The reason has been the K2V slot platform, and its new follow-up, KP3—not to mention the Konami Casino Management System, one of the fastest-growing casino management systems on the market. Surging sales have defied the recession, putting Konami squarely in the top five slot-makers in the market—and by some measures, at No. 4.
And at the center of the revenue surge has been Ross O’Hanley, Konami’s vice president of domestic game sales and marketing. Like many of the slot sector’s best sales and marketing pros, O’Hanley comes from the operational side—and also like so many slot-sector executives, from Caesars Entertainment. O’Hanley entered the industry as an MBA student in the President’s Associate Program of the former Harrah’s Entertainment, followed by positions with Harrah’s Atlantic City, the Venetian and Harrah’s corporate offices before joining Konami just as the push toward the podium started in 2008.

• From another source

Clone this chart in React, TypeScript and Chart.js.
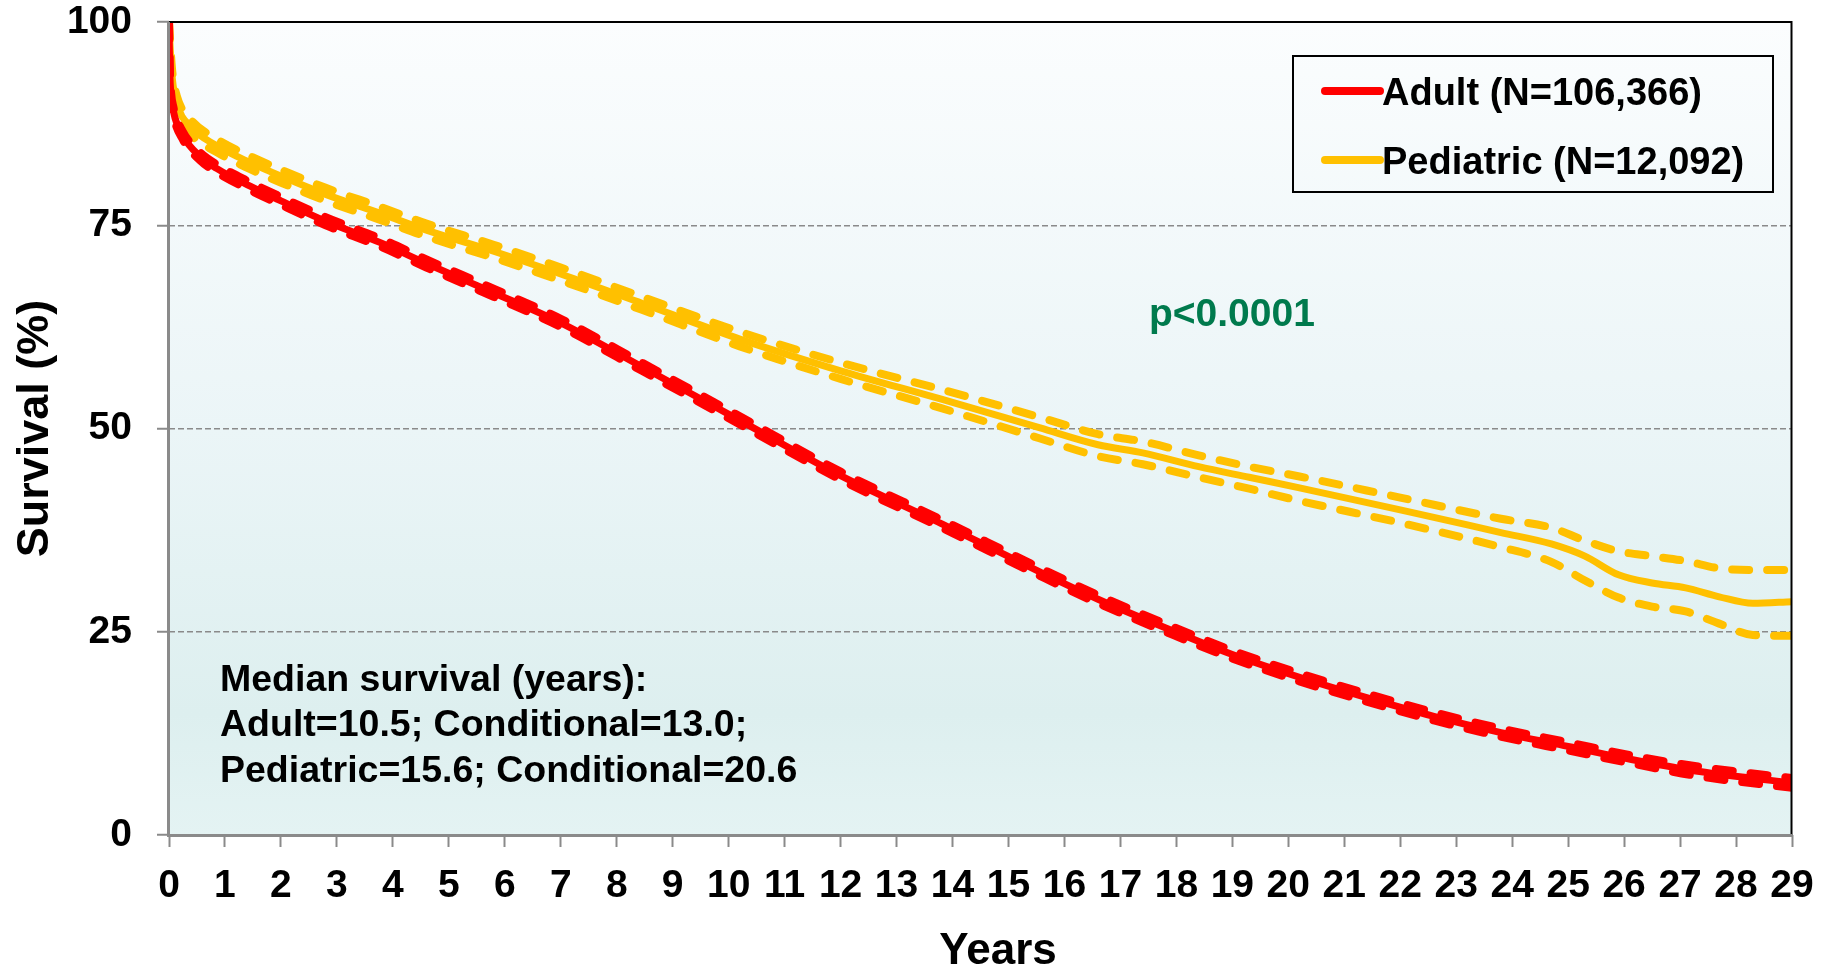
import React, { useEffect, useRef } from "react";
import { Chart, registerables } from "chart.js";

Chart.register(...registerables);

const FONT = "'Liberation Sans', Arial, Helvetica, sans-serif";

// Adult survival estimate and its confidence limits (years -> %)
const adultYears = [0, 0.01, 0.03, 0.08, 0.25, 0.55, 0.85, 1.45, 2.0, 2.8, 3.8, 4.6, 5.8, 7.0, 8.45, 10.2, 12.0, 13.8, 15.55, 16.6, 17.8, 19.0, 20.2, 21.4, 22.6, 23.8, 25.0, 26.2, 27.35, 29];
const adultSurvival = [100, 95, 91.5, 89, 86, 83.5, 82, 79.8, 78, 75.5, 72.8, 70.3, 66.7, 63.0, 57.6, 51.0, 44.2, 38.3, 32.4, 29.0, 25.5, 22.2, 19.4, 16.9, 14.6, 12.6, 10.9, 9.2, 7.8, 6.4];
const adultLower = [100, 94.5, 91.0, 88.5, 85.5, 83.0, 81.5, 79.3, 77.5, 75.0, 72.3, 69.8, 66.2, 62.5, 57.1, 50.5, 43.7, 37.8, 31.9, 28.5, 25.0, 21.7, 18.9, 16.4, 14.1, 12.1, 10.4, 8.7, 7.2, 5.8];
const adultUpper = [100, 95.5, 92.0, 89.5, 86.5, 84.0, 82.5, 80.3, 78.5, 76.0, 73.3, 70.8, 67.2, 63.5, 58.1, 51.5, 44.7, 38.8, 32.9, 29.5, 26.0, 22.7, 19.9, 17.4, 15.1, 13.1, 11.4, 9.7, 8.4, 7.0];

// Pediatric survival estimate and its confidence limits
const pedYears = [0, 0.02, 0.06, 0.14, 0.375, 0.85, 1.45, 2.05, 2.8, 3.8, 4.6, 5.8, 7.0, 8.45, 10.2, 12.0, 13.8, 15.55, 16.6, 17.4, 18.4, 19.3, 20.2, 22.0, 23.8, 24.7, 25.3, 25.9, 26.5, 27.1, 27.7, 28.3, 29];
const pedSurvival = [100, 97, 93, 90, 87.2, 84.8, 82.7, 80.9, 78.8, 76.4, 74.4, 71.8, 69.0, 65.4, 61.0, 57.1, 53.6, 50.1, 48.0, 47.0, 45.3, 44.0, 42.7, 40.0, 37.2, 35.8, 34.3, 32.0, 31.0, 30.4, 29.3, 28.5, 28.7];
const pedUpper = [100, 97.6, 93.8, 90.9, 88.1, 85.6, 83.5, 81.7, 79.6, 77.2, 75.2, 72.6, 69.8, 66.2, 61.9, 58.1, 54.8, 51.4, 49.3, 48.4, 46.7, 45.3, 44.1, 41.5, 38.9, 37.8, 36.2, 34.9, 34.3, 33.7, 32.8, 32.6, 32.6];
const pedLower = [100, 96.4, 92.2, 89.1, 86.3, 84.0, 81.9, 80.1, 78.0, 75.6, 73.6, 71.0, 68.2, 64.6, 60.1, 56.1, 52.5, 48.8, 46.6, 45.6, 44.0, 42.6, 41.1, 38.4, 35.4, 33.6, 31.3, 29.2, 28.1, 27.5, 26.0, 24.6, 24.5];

const seriesLabels = ["Adult (N=106,366)", "Pediatric (N=12,092)"];
const seriesColors = ["#ff0000", "#ffc000"];

const pValueText = "p<0.0001";
const medianLines = [
  "Median survival (years):",
  "Adult=10.5; Conditional=13.0;",
  "Pediatric=15.6; Conditional=20.6",
];
const xAxisTitle = "Years";
const yAxisTitle = "Survival (%)";

const toPoints = (xs: number[], ys: number[]) => xs.map((x, i) => ({ x, y: ys[i] }));

const GRAY = "#8a8a8a";

const framePlugin = {
  id: "frame",
  beforeDraw(chart: any) {
    const { ctx, chartArea: a } = chart;
    const g = ctx.createLinearGradient(0, a.top, 0, a.bottom);
    g.addColorStop(0, "#fbfdfe");
    g.addColorStop(0.5, "#ebf5f7");
    g.addColorStop(0.85, "#ddefef");
    g.addColorStop(1, "#e4f3f3");
    ctx.save();
    ctx.fillStyle = g;
    ctx.fillRect(a.left, a.top, a.right - a.left, a.bottom - a.top);
    ctx.restore();
  },
  afterDraw(chart: any) {
    const { ctx, chartArea: a } = chart;
    ctx.save();
    // plot frame: black top/right, gray left/bottom
    ctx.lineCap = "butt";
    ctx.strokeStyle = "#000";
    ctx.lineWidth = 2;
    ctx.beginPath();
    ctx.moveTo(a.left, a.top);
    ctx.lineTo(a.right - 0.5, a.top);
    ctx.lineTo(a.right - 0.5, a.bottom);
    ctx.stroke();
    ctx.strokeStyle = GRAY;
    ctx.lineWidth = 3;
    ctx.beginPath();
    ctx.moveTo(a.left - 0.5, a.top);
    ctx.lineTo(a.left - 0.5, a.bottom + 0.5);
    ctx.lineTo(a.right, a.bottom + 0.5);
    ctx.stroke();

    // legend box
    const lx = 1293, ly = 56, lw = 480, lh = 136;
    ctx.strokeStyle = "#000";
    ctx.lineWidth = 2;
    ctx.strokeRect(lx, ly, lw, lh);
    ctx.font = `bold 38px ${FONT}`;
    ctx.textBaseline = "alphabetic";
    ctx.textAlign = "left";
    const rowsY = [91, 160];
    seriesLabels.forEach((label, i) => {
      ctx.strokeStyle = seriesColors[i];
      ctx.lineWidth = 8;
      ctx.lineCap = "round";
      ctx.beginPath();
      ctx.moveTo(1325, rowsY[i]);
      ctx.lineTo(1380, rowsY[i]);
      ctx.stroke();
      ctx.fillStyle = "#000";
      ctx.fillText(label, 1382, rowsY[i] + 14);
    });

    // p-value
    ctx.fillStyle = "#007a4d";
    ctx.font = `bold 39px ${FONT}`;
    ctx.fillText(pValueText, 1149, 326);

    // median survival note
    ctx.fillStyle = "#000";
    ctx.font = `bold 37.5px ${FONT}`;
    const baselines = [691, 736, 782];
    medianLines.forEach((t, i) => ctx.fillText(t, 220, baselines[i]));

    // x-axis title
    ctx.font = `bold 44px ${FONT}`;
    ctx.textAlign = "center";
    ctx.fillText(xAxisTitle, 998, 964);
    ctx.restore();
  },
};

export default function App() {
  const ref = useRef<HTMLCanvasElement>(null);

  useEffect(() => {
    document.body.style.margin = "0";
    document.body.style.overflow = "hidden";
    const canvas = ref.current;
    if (!canvas) return;

    const dash = [17, 18];
    const line = (xs: number[], ys: number[], color: string, dashed: boolean, width: number) => ({
      data: toPoints(xs, ys),
      borderColor: color,
      backgroundColor: color,
      borderWidth: width,
      borderDash: dashed ? dash : [],
      borderCapStyle: "round",
      borderJoinStyle: "round",
      pointRadius: 0,
      cubicInterpolationMode: "monotone",
      fill: false,
    });

    const chart = new Chart(canvas, {
      type: "line",
      data: {
        datasets: [
          { label: seriesLabels[0] + " lower", ...line(adultYears, adultLower, seriesColors[0], true, 8) },
          { label: seriesLabels[0] + " upper", ...line(adultYears, adultUpper, seriesColors[0], true, 8) },
          { label: seriesLabels[0], ...line(adultYears, adultSurvival, seriesColors[0], false, 7) },
          { label: seriesLabels[1] + " lower", ...line(pedYears, pedLower, seriesColors[1], true, 8) },
          { label: seriesLabels[1] + " upper", ...line(pedYears, pedUpper, seriesColors[1], true, 8) },
          { label: seriesLabels[1], ...line(pedYears, pedSurvival, seriesColors[1], false, 7) },
        ] as any,
      },
      options: {
        responsive: false,
        animation: false,
        devicePixelRatio: 1,
        events: [],
        layout: { padding: { top: 22, right: 37, left: 0, bottom: 0 } },
        plugins: { legend: { display: false }, tooltip: { enabled: false } },
        scales: {
          x: {
            type: "linear",
            min: 0,
            max: 29,
            ticks: {
              stepSize: 1,
              autoSkip: false,
              maxRotation: 0,
              color: "#000",
              padding: 16,
              font: { family: FONT, size: 39, weight: "bold" },
            },
            grid: {
              drawOnChartArea: false,
              drawTicks: true,
              tickLength: 12,
              tickColor: GRAY,
              tickWidth: 2,
            },
            border: { display: false },
            afterFit: (s: any) => {
              s.height = 133;
              s.paddingLeft = 0;
              s.paddingRight = 0;
            },
          },
          y: {
            type: "linear",
            min: 0,
            max: 100,
            ticks: {
              stepSize: 25,
              color: "#000",
              padding: 25,
              font: { family: FONT, size: 39, weight: "bold" },
            },
            grid: {
              color: (c: any) =>
                c.tick && c.tick.value > 0 && c.tick.value < 100 ? GRAY : "rgba(0,0,0,0)",
              lineWidth: 1.5,
              drawTicks: true,
              tickLength: 12,
              tickColor: GRAY,
              tickWidth: 2,
              tickBorderDash: [],
            },
            border: { display: false, dash: [6, 3] },
            title: {
              display: true,
              text: yAxisTitle,
              color: "#000",
              font: { family: FONT, size: 45, weight: "bold", lineHeight: 1 },
              padding: { top: 13, bottom: 0 },
            },
            afterFit: (s: any) => {
              s.width = 169;
              s.paddingTop = 0;
              s.paddingBottom = 0;
            },
          },
        },
      } as any,
      plugins: [framePlugin],
    });

    return () => chart.destroy();
  }, []);

  return (
    <div style={{ width: 1829, height: 968 }}>
      <canvas ref={ref} width={1829} height={968} style={{ display: "block" }} />
    </div>
  );
}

“It has helped to understand what it’s like to be on the customer side of the table,” O’Hanley says. “Having had people sell to me, I remember what was important to me as an operator. I wanted the sales representatives to partner with me to make my slot floor more successful. I always keep that in mind in my current role.”
It also helps to have a great product. While the new KP3 platform is state-of-the-art, the K2V product is still at the height of its popularity. “It’s a good problem to have,” says O’Hanley. “K2V is still robust, and still one of the top-performing platforms out there. There is excitement about the advanced graphics and processing power of KP3, and some of our customers want that new platform, but others still want the tried-and-true K2V performers. It’s great to be able to offer them both.”
In 2012, things promise to get even better for Konami. Near the end of 2011, the company’s ship share was up to 15 percent in North America—it was hovering around 6 percent in 2007 before the “podium drive”—and O’Hanley hopes that will go up further next year. Meanwhile, the systems division continues to grow, and Konami’s recurring-revenue game placements have gone from 1,500 three years ago to more than 6,000 today.
O’Hanley says Konami’s success can be traced to a simple strategy: listen to your customers. “We’ve succeeded by really listening to what our customers want,” he says. “We’re not off on a tangent trying to create ‘cloud’ capabilities for gaming, or trying to lead the way with server-based initiatives.
“Some of our competitors have stayed focused on the floor of the future—at Konami, while we are keeping a close watch on applications for future technology, we’ve stayed focused on the floor of the present.”